Written task: Read the records and gather each line that includes "this".

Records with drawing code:
◇ ◇ ◇
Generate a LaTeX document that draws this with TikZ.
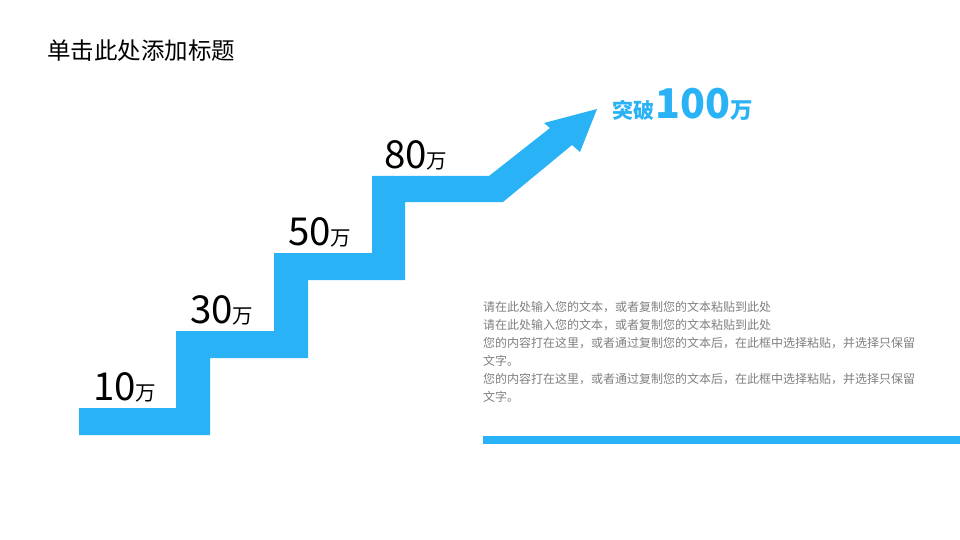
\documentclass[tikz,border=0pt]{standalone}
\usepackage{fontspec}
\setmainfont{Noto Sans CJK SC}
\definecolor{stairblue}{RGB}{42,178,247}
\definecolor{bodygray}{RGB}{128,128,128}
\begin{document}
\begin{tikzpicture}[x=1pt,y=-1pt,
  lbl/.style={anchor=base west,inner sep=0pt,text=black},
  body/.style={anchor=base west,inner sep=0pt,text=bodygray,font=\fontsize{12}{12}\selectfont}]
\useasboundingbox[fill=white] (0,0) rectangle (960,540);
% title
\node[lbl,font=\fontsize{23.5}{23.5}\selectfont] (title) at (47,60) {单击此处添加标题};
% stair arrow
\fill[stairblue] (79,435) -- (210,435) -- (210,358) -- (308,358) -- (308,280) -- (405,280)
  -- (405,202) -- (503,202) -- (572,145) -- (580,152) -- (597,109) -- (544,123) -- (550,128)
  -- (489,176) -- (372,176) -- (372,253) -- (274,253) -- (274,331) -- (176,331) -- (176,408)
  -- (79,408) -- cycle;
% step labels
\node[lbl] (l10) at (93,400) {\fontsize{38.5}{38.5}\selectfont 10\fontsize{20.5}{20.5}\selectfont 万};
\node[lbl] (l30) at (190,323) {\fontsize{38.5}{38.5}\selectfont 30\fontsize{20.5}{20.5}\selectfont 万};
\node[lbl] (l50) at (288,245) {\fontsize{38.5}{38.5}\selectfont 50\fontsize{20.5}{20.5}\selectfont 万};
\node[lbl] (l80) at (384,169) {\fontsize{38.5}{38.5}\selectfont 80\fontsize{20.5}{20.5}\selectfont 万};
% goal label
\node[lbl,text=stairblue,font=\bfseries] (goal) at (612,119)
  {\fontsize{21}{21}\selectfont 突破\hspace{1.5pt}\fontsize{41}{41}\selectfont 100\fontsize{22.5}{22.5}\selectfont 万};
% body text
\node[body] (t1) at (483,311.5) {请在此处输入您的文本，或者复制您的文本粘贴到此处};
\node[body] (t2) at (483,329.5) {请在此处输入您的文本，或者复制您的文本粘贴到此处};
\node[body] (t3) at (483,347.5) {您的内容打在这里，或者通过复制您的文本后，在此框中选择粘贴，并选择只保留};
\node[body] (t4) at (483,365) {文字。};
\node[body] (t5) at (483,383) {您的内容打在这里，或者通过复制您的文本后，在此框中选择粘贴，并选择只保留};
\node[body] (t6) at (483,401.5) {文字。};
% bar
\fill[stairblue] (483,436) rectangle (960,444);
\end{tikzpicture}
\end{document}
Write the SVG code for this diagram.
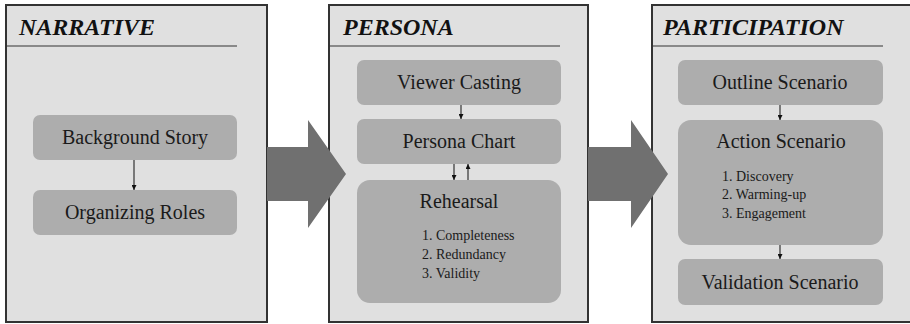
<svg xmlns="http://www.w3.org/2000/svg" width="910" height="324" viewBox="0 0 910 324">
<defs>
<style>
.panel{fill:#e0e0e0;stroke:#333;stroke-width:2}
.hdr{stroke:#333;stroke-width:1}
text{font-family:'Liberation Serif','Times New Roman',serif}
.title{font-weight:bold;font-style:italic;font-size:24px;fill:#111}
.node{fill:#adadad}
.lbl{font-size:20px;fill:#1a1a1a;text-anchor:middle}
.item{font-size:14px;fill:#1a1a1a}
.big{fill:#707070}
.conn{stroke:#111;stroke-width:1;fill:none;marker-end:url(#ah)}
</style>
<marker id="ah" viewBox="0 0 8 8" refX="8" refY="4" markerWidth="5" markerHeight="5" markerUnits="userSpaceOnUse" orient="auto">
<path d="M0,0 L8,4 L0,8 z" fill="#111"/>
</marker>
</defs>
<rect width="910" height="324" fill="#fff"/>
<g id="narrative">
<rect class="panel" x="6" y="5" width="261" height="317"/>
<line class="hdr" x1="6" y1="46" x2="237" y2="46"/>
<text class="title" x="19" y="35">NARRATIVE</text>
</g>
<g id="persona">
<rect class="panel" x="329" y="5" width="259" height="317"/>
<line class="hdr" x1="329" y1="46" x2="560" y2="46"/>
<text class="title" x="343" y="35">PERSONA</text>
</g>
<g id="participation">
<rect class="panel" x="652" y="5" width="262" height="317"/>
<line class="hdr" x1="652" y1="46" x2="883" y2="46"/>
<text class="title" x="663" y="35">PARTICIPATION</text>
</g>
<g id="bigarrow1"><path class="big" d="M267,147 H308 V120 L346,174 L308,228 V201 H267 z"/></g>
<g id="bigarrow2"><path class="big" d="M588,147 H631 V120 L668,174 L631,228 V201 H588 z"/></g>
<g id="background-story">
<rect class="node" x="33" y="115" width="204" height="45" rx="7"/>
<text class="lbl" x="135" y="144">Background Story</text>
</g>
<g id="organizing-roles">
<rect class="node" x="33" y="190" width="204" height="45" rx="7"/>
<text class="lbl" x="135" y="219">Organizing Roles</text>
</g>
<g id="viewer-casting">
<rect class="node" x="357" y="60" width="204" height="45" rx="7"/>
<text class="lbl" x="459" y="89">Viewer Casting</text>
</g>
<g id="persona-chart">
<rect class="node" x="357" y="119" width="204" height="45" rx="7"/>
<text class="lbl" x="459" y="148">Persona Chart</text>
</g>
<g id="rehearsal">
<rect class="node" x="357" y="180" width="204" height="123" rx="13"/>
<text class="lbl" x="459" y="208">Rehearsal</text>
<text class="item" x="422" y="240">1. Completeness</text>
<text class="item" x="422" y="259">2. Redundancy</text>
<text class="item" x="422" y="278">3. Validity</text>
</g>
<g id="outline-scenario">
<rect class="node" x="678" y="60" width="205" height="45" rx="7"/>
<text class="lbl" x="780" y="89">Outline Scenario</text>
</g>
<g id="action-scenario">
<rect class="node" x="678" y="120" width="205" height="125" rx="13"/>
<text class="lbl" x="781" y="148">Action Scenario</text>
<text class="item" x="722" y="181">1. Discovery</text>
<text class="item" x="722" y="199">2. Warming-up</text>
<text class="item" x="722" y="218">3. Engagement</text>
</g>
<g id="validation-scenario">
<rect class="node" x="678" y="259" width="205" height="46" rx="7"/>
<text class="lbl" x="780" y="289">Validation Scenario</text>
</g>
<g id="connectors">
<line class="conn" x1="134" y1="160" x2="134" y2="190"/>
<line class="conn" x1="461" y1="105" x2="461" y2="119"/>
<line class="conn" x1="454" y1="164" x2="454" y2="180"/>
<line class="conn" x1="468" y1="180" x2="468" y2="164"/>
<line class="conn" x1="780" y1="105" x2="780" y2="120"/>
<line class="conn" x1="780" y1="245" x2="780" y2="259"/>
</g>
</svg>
◇ ◇ ◇
Output below:
Generate a LaTeX document that draws this with TikZ.
Write the SVG code for this diagram.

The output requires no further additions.